Soon, the board realized these plans could never be accomplished at the current facility. Efforts to relocate the shelter began and in October 1992, the shelter moved to its present day location on North Crescent Ridge Rd. A new facility was built 2 ½ times larger than the old one to accommodate anticipated growth.
Within two years of moving to the new location, the number of animals cared for doubled. Fortunately, the number of adoptions doubled during that time as well. In 1996, a small remodeling project was completed to help ease some of the shelter's growing pains. But the numbers increased faster than anticipated, so less than 10 years after it first opened, the shelter underwent a major upgrade and doubled its number of kennels. It also created a new training center. But it may not be enough. By the end of 2000, the number of animals adopted and cared for tripled from 1992.
Today, due to outstanding public relations efforts, "Humane Jane" and the Dubuque Regional Humane Society have reached household word status in the tri-state area. A dedicated staff of 30 individuals operate the shelter, open to the public 7 days a week, and provide a myriad of services (see sidebar). Through regular community outreach programs, including regular spots on local radio and TV, the adoption program is running at record levels while fundraisers like "Scruffy Scuffle", Annual Garage Sale Extravaganza and the Annual Fall Auction have created positive awareness to the society's mission.
Thanks to the vision of the Board of Directors, today's society is more regional and national in its scope than at any time in its history. It has contracts with numerous area cities and counties to provide humane services. In 1997, the shelter was chosen as one of the top six humane operations in the country. Jane has been a keynote speaker at national humane meetings and is one of an elite group of trained FEMA (Federal Emergency Management Act) coordinators who are sent around the country to conduct animal rescue efforts in disaster situations.
As the Dubuque Regional Humane Society heads towards its next 100 years, the shelter is expanding its operations to include even more activities.
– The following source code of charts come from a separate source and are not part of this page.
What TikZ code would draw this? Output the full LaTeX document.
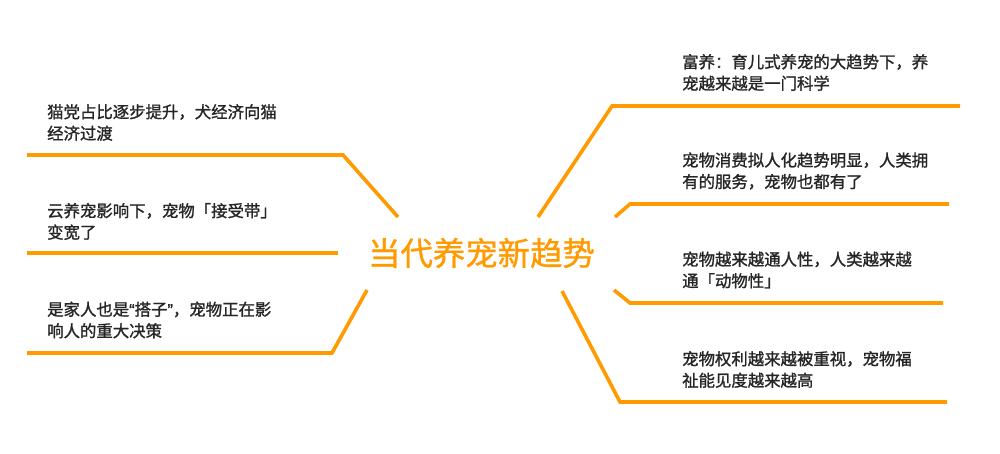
\documentclass[tikz,border=0pt]{standalone}
\usepackage{fontspec}
\setmainfont{Noto Sans CJK SC}
\newfontfamily\leaffont[FakeBold=1.3]{Noto Sans CJK SC}
\newfontfamily\quotefont[FakeBold=1.3]{Liberation Sans}
\newfontfamily\titlefont[FakeBold=1.0]{Noto Sans CJK SC}
\definecolor{branch}{HTML}{FF9A00}
\definecolor{txt}{HTML}{262626}
\begin{document}
\begin{tikzpicture}[x=1pt,y=-1pt,
  branchline/.style={draw=branch,line width=3.6pt,line cap=butt,line join=miter},
  leaf/.style={anchor=west,inner sep=0pt,align=left,text=txt,font=\leaffont\fontsize{16.4}{21.5}\selectfont},
  title/.style={inner sep=0pt,text=branch,font=\titlefont\fontsize{32.4}{36}\selectfont}]
\useasboundingbox[fill=white] (0,0) rectangle (1000,453);
\node[title] (c) at (481.5,253) {当代养宠新趋势};
% left
\node[leaf] (l1) at (47,122.5) {猫党占比逐步提升，犬经济向猫\\经济过渡};
\node[leaf] (l2) at (47,221.5) {云养宠影响下，宠物「接受带」\\变宽了};
\node[leaf] (l3) at (47,320) {是家人也是{\quotefont “}搭子{\quotefont ”}，宠物正在影\\响人的重大决策};
% right
\node[leaf] (r1) at (682,72.5) {富养：育儿式养宠的大趋势下，养\\宠越来越是一门科学};
\node[leaf] (r2) at (682,171) {宠物消费拟人化趋势明显，人类拥\\有的服务，宠物也都有了};
\node[leaf] (r3) at (682,270) {宠物越来越通人性，人类越来越\\通「动物性」};
\node[leaf] (r4) at (682,369.5) {宠物权利越来越被重视，宠物福\\祉能见度越来越高};
% branch anchors
\coordinate (a1) at (398,217);
\coordinate (a2) at (338,253);
\coordinate (a3) at (367,290);
\coordinate (b1) at (538,217);
\coordinate (b2) at (615,217);
\coordinate (b3) at (614,290);
\coordinate (b4) at (562,291);
\coordinate (e1) at (27,155);
\coordinate (e2) at (27,253);
\coordinate (e3) at (27,353);
\coordinate (f1) at (960,106);
\coordinate (f2) at (949,204);
\coordinate (f3) at (943,303);
\coordinate (f4) at (947,402);
\draw[branchline] (a1) -- (343,155) -- (e1);
\draw[branchline] (a2) -- (e2);
\draw[branchline] (a3) -- (332,353) -- (e3);
\draw[branchline] (b1) -- (612,106) -- (f1);
\draw[branchline] (b2) -- (630,204) -- (f2);
\draw[branchline] (b3) -- (630,303) -- (f3);
\draw[branchline] (b4) -- (620,402) -- (f4);
\end{tikzpicture}
\end{document}
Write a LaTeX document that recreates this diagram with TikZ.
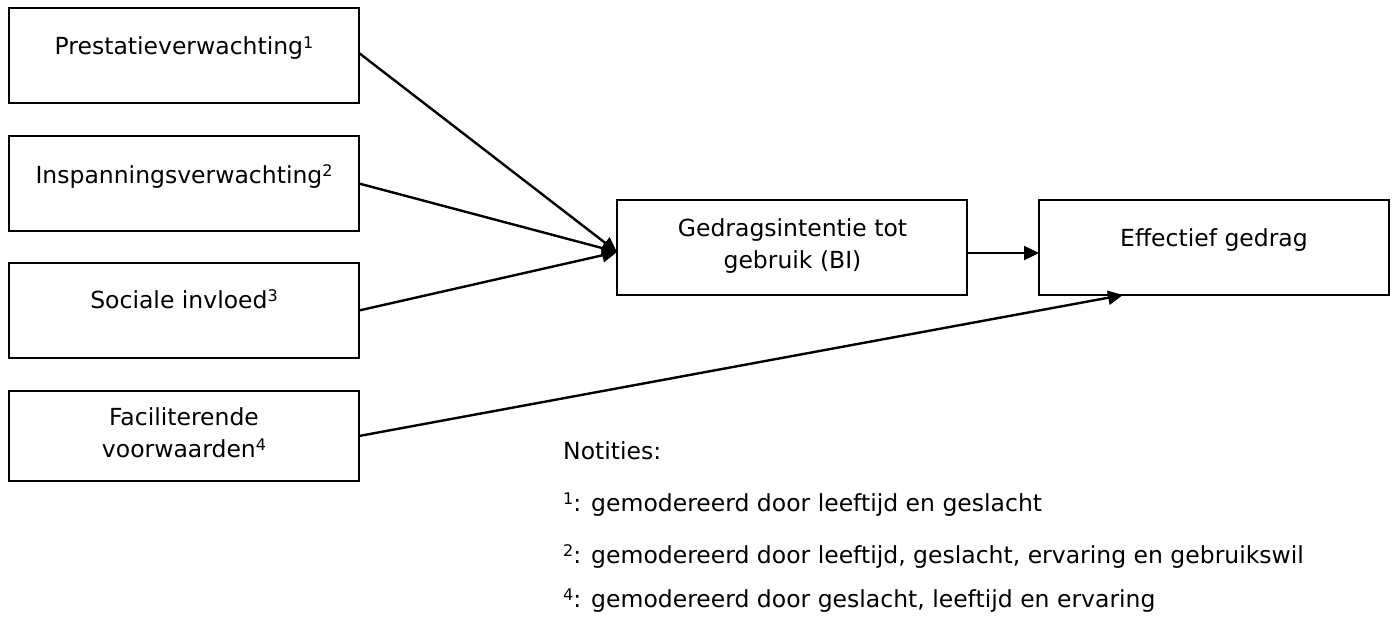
\documentclass[tikz,border=0pt]{standalone}
\usepackage{fontspec}
\setmainfont{DejaVu Sans}
\usetikzlibrary{arrows.meta}
% raised footnote-style number
\newcommand\supnum[1]{\raisebox{6.5pt}{\fontsize{16}{16}\selectfont #1}}
\begin{document}
\begin{tikzpicture}[x=1pt,y=-1pt,
  box/.style={draw=black, line width=2.4pt, rectangle, minimum width=350pt,
    minimum height=95pt, inner sep=0pt, outer sep=0pt, anchor=north west},
  lbl/.style={font=\fontsize{23.5}{32}\selectfont, inner sep=0pt, anchor=base, align=center},
  note/.style={font=\fontsize{23.5}{32}\selectfont, inner sep=0pt, anchor=base west},
  link/.style={line width=2.4pt, -{Triangle[length=15pt,width=14pt]}}]
\useasboundingbox (0,0) rectangle (1397,623);

% boxes
\node[box] (b1) at (9,8) {};
\node[box] (b2) at (9,136) {};
\node[box] (b3) at (9,263) {};
\node[box, minimum height=90pt] (b4) at (9,391) {};
\node[box] (bi) at (617,200) {};
\node[box] (eff) at (1039,200) {};

% box texts (base = baseline of the last line)
\node[lbl] (t1) at (184,55) {Prestatieverwachting\supnum{1}};
\node[lbl] (t2) at (184,183) {Inspanningsverwachting\supnum{2}};
\node[lbl] (t3) at (184,308) {Sociale invloed\supnum{3}};
\node[lbl] (t4) at (184,457) {Faciliterende\\voorwaarden\supnum{4}};
\node[lbl] (tbi) at (792.5,268) {Gedragsintentie tot\\gebruik (BI)};
\node[lbl] (teff) at (1214,246) {Effectief gedrag};

% connectors
\draw[link] ([yshift=2.5pt]b1.east) -- ([yshift=-4.5pt]bi.west);
\draw[link] (b2.east) -- ([yshift=-4.5pt]bi.west);
\draw[link] (b3.east) -- ([yshift=-4.5pt]bi.west);
\draw[link] ([yshift=-5.5pt]bi.east) -- ([yshift=-5.5pt]eff.west);
\draw[link] (b4.east) -- ([xshift=-91pt]eff.south);

% notes
\node[note] (n0) at (563,459) {Notities:};
\node[note] (n1) at (563,511) {\supnum{1}: gemodereerd door leeftijd en geslacht};
\node[note] (n2) at (563,563) {\supnum{2}: gemodereerd door leeftijd, geslacht, ervaring en gebruikswil};
\node[note] (n4) at (563,607) {\supnum{4}: gemodereerd door geslacht, leeftijd en ervaring};
\end{tikzpicture}
\end{document}
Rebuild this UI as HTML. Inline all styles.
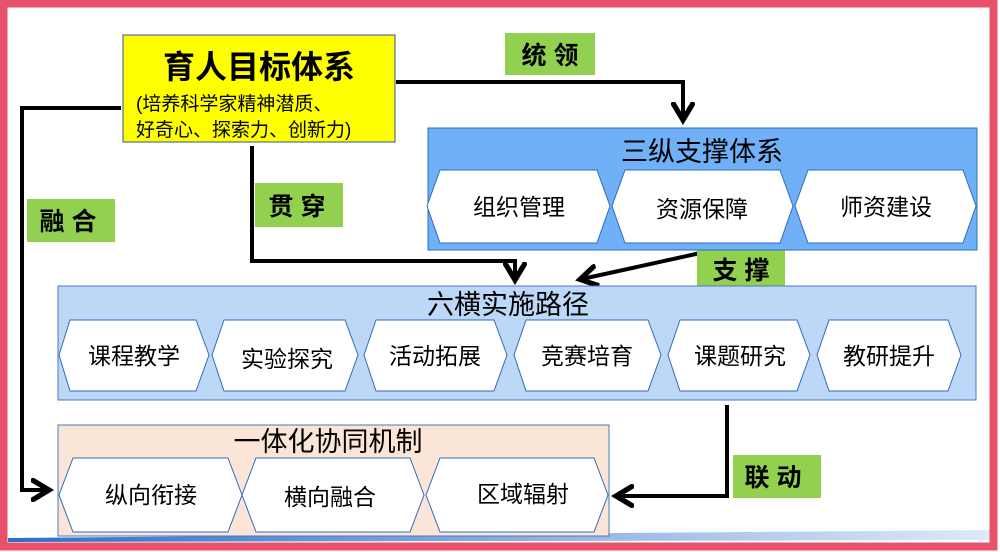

Down the road, a Dog Park will hopefully be developed in conjunction with the City Recreation Department.
Today, the Dubuque Regional Humane Society is a multi-service shelter constantly searching for new and innovative ways to expand on its mission of the prevention of cruelty and abuse of companion animals. Though the times changed, the human-animal bond will always remain, and as long as there are animals in need, the Dubuque Regional Humane Society will be there.